Rodrigo Barneschi disse...

Davi
Opa, valeu pelo comentário. E me incomoda demais essa mania de brasileiro de querer sempre reformar ou construir novos estádios sem necessidade. E este exemplo aí do DF mostra o quanto isso pode ser ruim.

E obrigado a todos os comentários!

Filipe disse...

Foda, Palestrino. Muito foda isso.
Concordo com o Junior, bom saber que tem outros "atrasados", mas o cenário se mostra cada vez mais desolador. A começar pelos desavisados que rondam os blogues, e descambando nessa agenda de destruição. Que no fim das contas é a mesma coisa, é a mesma mentalidade operando uma equação elitista de merda.

Parabéns pelo post.
Abraço.

Anônimo disse...

Um dos melhores posts dentre os vários que já li por aqui. Muito bom.

E é impressão minha ou só a imprensa brasileira é que faz o possível e o impossível para calar vozes como as nossas?

É difícil encontrar opiniões como a desse torcedor do Atlético de Madri na grande mídia daqui.

Fabricio disse...

puta visao aytrasada.... os times precisam de grana e um estadio novo pode ajudar com isso.... vc fica com essas ideias radicais e nao percebe q o futebol pod se afundar sem essas inovacoes....

Rodrigo Barneschi disse...

Certo.

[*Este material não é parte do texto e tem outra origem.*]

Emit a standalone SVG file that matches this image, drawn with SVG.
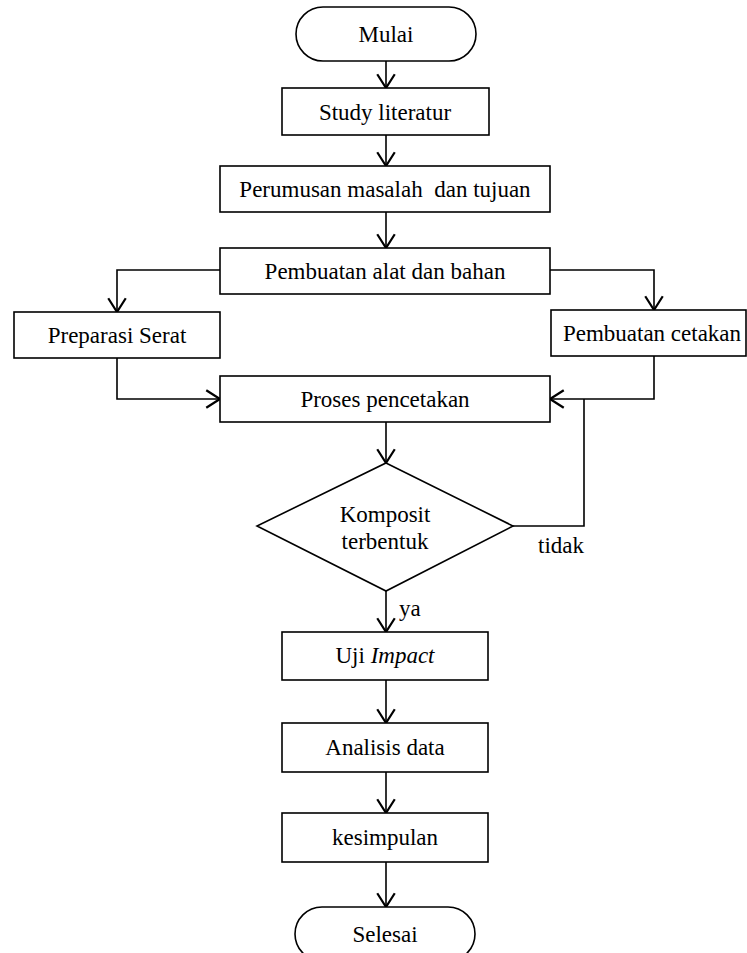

Mas depois não vale reclamar quando a merda estiver feita por aqui também...

Seo Cruz disse...

O problema da tal 'modernização' é que tal conceito sempre quer excluir as camadas mais populares deste esporte. Escondem, dão uma maquiagem bonita, distorcem e apresentam com outra cara a mesma velha e maldita idéia de 'higienização' das arquibancadas. É isso que se torna inadmissível no pensamento de qualquer grande diretoria de hoje.